Pitcher plants grow one tall and elegant leaf that curls itself into a tunnel with a lip that stands just barely agape. It is a long hallway of a plant with a door that does not quite close – voices murmuring forth whisper an entire lifetime of half-heard and misunderstood secrets.

A carnivorous plant, the pitcher lures flies into that gorgeous throat with a scent of rotting nectar. Then a bat comes and slips its delicate tongue, perfectly evolved to lick down into the ichorous belly to feast on the half-digested soup of insect prey. It leaves behind nutrient rich guano in exchange and together the pitcher and the bat are nourished and satisfied.

Where I live now, much farther north than those long-tongued bats, pitcher plants fill whole bogs with the gardens of themselves. They are smaller than their tropical cousins and their symbiosis is only with a single species of fly, who lives as a larvae floating on the tiny pond of digestive juices until it is ready to helicopter out of this familiar womb into that strange sliver of blue at the edge of the known world. Once fully grown, the fly will return to pollinate and then lay eggs in the plant that was once its home.

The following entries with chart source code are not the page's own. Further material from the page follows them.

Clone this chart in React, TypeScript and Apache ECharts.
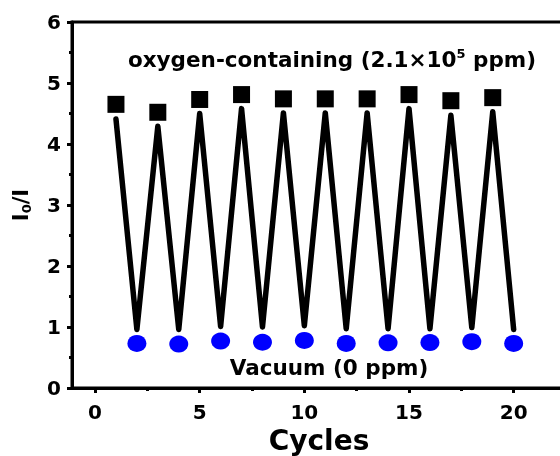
import React, { useEffect, useRef } from "react";
import * as echarts from "echarts";

// ---- data ----
const oxygenCycles = [1, 3, 5, 7, 9, 11, 13, 15, 17, 19];
const vacuumCycles = [2, 4, 6, 8, 10, 12, 14, 16, 18, 20];
const oxygenValues = [4.65, 4.52, 4.73, 4.81, 4.74, 4.74, 4.74, 4.81, 4.71, 4.76];
const vacuumValues = [0.73, 0.72, 0.77, 0.75, 0.78, 0.73, 0.74, 0.745, 0.76, 0.73];
const lineTopValues = [4.41, 4.29, 4.5, 4.58, 4.51, 4.51, 4.51, 4.58, 4.47, 4.53];
const lineBottomValues = [0.96, 0.96, 1.01, 1.0, 1.02, 0.97, 0.97, 0.97, 0.99, 0.96];
const xMajorTicks = [0, 5, 10, 15, 20];
const xMinorTicks = [2.5, 7.5, 12.5, 17.5];

const FONT = "DejaVu Sans";

export default function App() {
  const ref = useRef<HTMLDivElement>(null);

  useEffect(() => {
    if (!ref.current) return;
    const chart = echarts.init(ref.current, undefined, { renderer: "svg" });

    const lineData: number[][] = [];
    for (let i = 0; i < oxygenCycles.length; i++) {
      lineData.push([oxygenCycles[i], lineTopValues[i]]);
      lineData.push([vacuumCycles[i], lineBottomValues[i]]);
    }
    const oxygenData = oxygenCycles.map((c, i) => [c, oxygenValues[i]]);
    const vacuumData = vacuumCycles.map((c, i) => [c, vacuumValues[i]]);

    const labelStyle = {
      color: "#000",
      fontSize: 20,
      fontWeight: "bold" as const,
      fontFamily: FONT,
    };

    chart.setOption({
      animation: false,
      grid: {
        left: 72,
        top: 22,
        right: -6,
        bottom: 68,
        outerBoundsMode: "none",
        containLabel: false,
        show: true,
        borderColor: "#000",
        borderWidth: 3,
        backgroundColor: "transparent",
      },
      xAxis: [
        {
          type: "value",
          min: -1.1,
          max: 22.5,
          position: "bottom",
          axisLine: { show: true, onZero: false, lineStyle: { color: "#000", width: 3 } },
          axisTick: {
            show: true,
            customValues: xMajorTicks,
            length: 5,
            lineStyle: { color: "#000", width: 3 },
          },
          axisLabel: { customValues: xMajorTicks, margin: 14, ...labelStyle },
          splitLine: { show: false },
          name: "Cycles",
          nameLocation: "middle",
          nameGap: 36,
          nameTextStyle: { color: "#000", fontSize: 28, fontWeight: "bold", fontFamily: FONT },
        },
        {
          type: "value",
          min: -1.1,
          max: 22.5,
          position: "bottom",
          axisLine: { show: false, onZero: false },
          axisTick: {
            show: true,
            customValues: xMinorTicks,
            length: 3,
            lineStyle: { color: "#000", width: 3 },
          },
          axisLabel: { show: false },
          splitLine: { show: false },
        },
      ],
      yAxis: {
        type: "value",
        min: 0,
        max: 6,
        interval: 1,
        position: "left",
        axisLine: { show: true, onZero: false, lineStyle: { color: "#000", width: 3 } },
        axisTick: { show: true, length: 5, lineStyle: { color: "#000", width: 3 } },
        minorTick: { show: true, splitNumber: 2, length: 3, lineStyle: { color: "#000", width: 3 } },
        axisLabel: { margin: 11, ...labelStyle },
        splitLine: { show: false },
        minorSplitLine: { show: false },
        name: "{a|I}{b|0}{a|/I}",
        nameLocation: "middle",
        nameRotate: 90,
        nameGap: 39,
        nameTextStyle: {
          rich: {
            a: { fontSize: 21, fontWeight: "bold", fontFamily: FONT, color: "#000", lineHeight: 24 },
            b: {
              fontSize: 13,
              fontWeight: "bold",
              fontFamily: FONT,
              color: "#000",
              lineHeight: 10,
              verticalAlign: "bottom",
            },
          },
        },
      },
      series: [
        {
          type: "line",
          data: lineData,
          xAxisIndex: 0,
          showSymbol: false,
          symbol: "none",
          silent: true,
          z: 2,
          lineStyle: { color: "#000", width: 5.5, cap: "round", join: "round", opacity: 1 },
        },
        {
          type: "scatter",
          data: oxygenData,
          xAxisIndex: 0,
          symbol: "rect",
          symbolSize: 17,
          itemStyle: { color: "#000", opacity: 1 },
          z: 3,
        },
        {
          type: "scatter",
          data: vacuumData,
          xAxisIndex: 0,
          symbol: "circle",
          symbolSize: [19, 17],
          itemStyle: { color: "#0000ff", opacity: 1 },
          z: 3,
        },
      ],
      graphic: [
        {
          type: "text",
          x: 332,
          y: 59,
          style: {
            text: "{t|oxygen-containing (2.1×10}{s|5}{t| ppm)}",
            align: "center",
            verticalAlign: "middle",
            rich: {
              t: {
                fontSize: 21.5,
                fontWeight: "bold",
                fontFamily: FONT,
                fill: "#000",
                lineHeight: 24,
              },
              s: {
                fontSize: 13,
                fontWeight: "bold",
                fontFamily: FONT,
                fill: "#000",
                lineHeight: 13,
                verticalAlign: "top",
              },
            },
          },
        },
        {
          type: "text",
          x: 329,
          y: 367.5,
          style: {
            text: "Vacuum (0 ppm)",
            align: "center",
            verticalAlign: "middle",
            fontSize: 21.5,
            fontWeight: "bold",
            fontFamily: FONT,
            fill: "#000",
          },
        },
      ],
    });

    return () => chart.dispose();
  }, []);

  return (
    <div
      ref={ref}
      style={{ position: "fixed", left: 0, top: 0, width: 560, height: 456 }}
    />
  );
}
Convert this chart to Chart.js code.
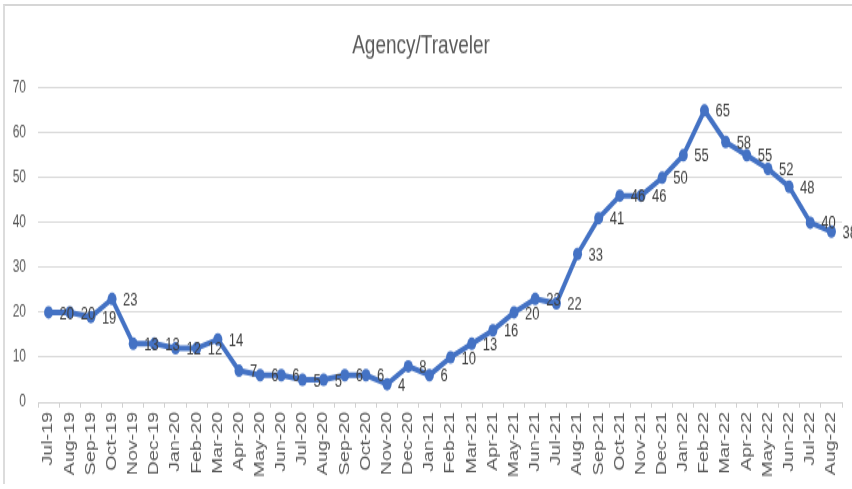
<!DOCTYPE html>
<html>
<head>
<meta charset="utf-8">
<script src="https://cdn.jsdelivr.net/npm/chart.js@4/dist/chart.umd.min.js"></script>
<style>
  html, body { margin: 0; padding: 0; background: #ffffff; overflow: hidden; }
  #stage { position: relative; width: 852px; height: 489px; overflow: hidden; background: #fff; }
  #wrap { position: absolute; left: 0; top: 0; width: 852px; height: 349px; transform-origin: 0 0; transform: scaleY(1.4011); }
  #frame { position: absolute; left: 3px; top: 4px; width: 860px; height: 478px; border-top: 2px solid #d6d6d6; border-left: 2px solid #dcdcdc; pointer-events: none; }
</style>
</head>
<body>
<div id="stage">
  <div id="wrap"><canvas id="c" width="852" height="349"></canvas></div>
  <div id="frame"></div>
</div>
<script>
const chartTitle = "Agency/Traveler";
const months = ["Jul-19","Aug-19","Sep-19","Oct-19","Nov-19","Dec-19","Jan-20","Feb-20","Mar-20","Apr-20","May-20","Jun-20","Jul-20","Aug-20","Sep-20","Oct-20","Nov-20","Dec-20","Jan-21","Feb-21","Mar-21","Apr-21","May-21","Jun-21","Jul-21","Aug-21","Sep-21","Oct-21","Nov-21","Dec-21","Jan-22","Feb-22","Mar-22","Apr-22","May-22","Jun-22","Jul-22","Aug-22"];
const agencyTraveler = [20,20,19,23,13,13,12,12,14,7,6,6,5,5,6,6,4,8,6,10,13,16,20,23,22,33,41,46,46,50,55,65,58,55,52,48,40,38];
const yTicks = [0,10,20,30,40,50,60,70];

const dataLabels = {
  id: 'dataLabels',
  afterDatasetsDraw(chart) {
    const ctx = chart.ctx;
    const meta = chart.getDatasetMeta(0);
    const vals = chart.data.datasets[0].data;
    ctx.save();
    ctx.font = '13px "Liberation Sans", Arial, sans-serif';
    ctx.fillStyle = '#404040';
    ctx.textAlign = 'left';
    ctx.textBaseline = 'middle';
    meta.data.forEach((pt, i) => {
      ctx.fillText(String(vals[i]), pt.x + 11, pt.y + 1);
    });
    ctx.restore();
  }
};

new Chart(document.getElementById('c'), {
  type: 'line',
  data: {
    labels: months,
    datasets: [{
      label: chartTitle,
      data: agencyTraveler,
      borderColor: '#4472C4',
      backgroundColor: '#4472C4',
      borderWidth: 4,
      pointRadius: 4.5,
      pointBorderWidth: 0,
      pointBackgroundColor: '#4472C4',
      tension: 0,
      clip: false
    }]
  },
  options: {
    responsive: false,
    animation: false,
    devicePixelRatio: 1,
    layout: { padding: { left: 0, right: 10, top: 0, bottom: 0 } },
    plugins: {
      legend: { display: false },
      tooltip: { enabled: false },
      title: {
        display: true,
        text: chartTitle,
        color: '#595959',
        font: { family: '"Liberation Sans", Arial, sans-serif', size: 19, weight: 'normal', lineHeight: 1.2 },
        padding: { top: 21, bottom: 19 }
      }
    },
    scales: {
      x: {
        offset: true,
        afterFit(scale) { scale.height = 62; },
        grid: {
          display: true,
          offset: true,
          drawOnChartArea: false,
          drawTicks: true,
          tickLength: 4,
          color: '#d0d0d0'
        },
        border: { display: true, color: '#d0d0d0', width: 1 },
        ticks: {
          autoSkip: false,
          maxRotation: 90,
          minRotation: 90,
          padding: 3,
          color: '#595959',
          font: { family: '"Liberation Sans", Arial, sans-serif', size: 14 }
        }
      },
      y: {
        min: 0,
        max: 70,
        afterFit(scale) { scale.width = 38; },
        afterBuildTicks(scale) { scale.ticks = yTicks.map(v => ({ value: v })); },
        grid: { color: '#d9d9d9', lineWidth: 1, drawTicks: false },
        border: { display: false },
        ticks: {
          padding: 12,
          color: '#595959',
          font: { family: '"Liberation Sans", Arial, sans-serif', size: 12 }
        }
      }
    }
  },
  plugins: [dataLabels]
});
</script>
</body>
</html>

Brian, who I love in part for how easily he knows what people mean and what they want to hear, says I should talk less about microscopic creatures. He says anyone can relate to bats, but no one cares about the larvae of a fly. I care, I say.

I didn’t throw myself into years of researching mutualisms and relationships because I understand others well. I did it because I don’t.

Many times I have watched bats flickering at the edge of a streetlight for the slow length of a falling dusk. It is not easier to imagine their world constructed out of clicks and echoes than it is the fly’s view through a thousand optic nerves and receptors, each pinprick stitched to the others in a sensation of one continuous whole world.

When the first pitcher plant of the season has lifted her face from the thick mud of the newly forming earth, I pull Brian down to see. As our knees grow damp on the moss, I lift up the lid of leaf to show him how the dew and rain mix with the plant’s own enzymes. He seems charmed, perhaps by the plant, more likely by my urgent and messianic lessons about such inconsequential things. But he’s trying to feel the bog as I do. And I’m trying to explain it in a way so he can meet me here.

Here. In the tiny pool at the heart of a leaf, whirling with dying and feeding, becomings you can hardly perceive and barely understand.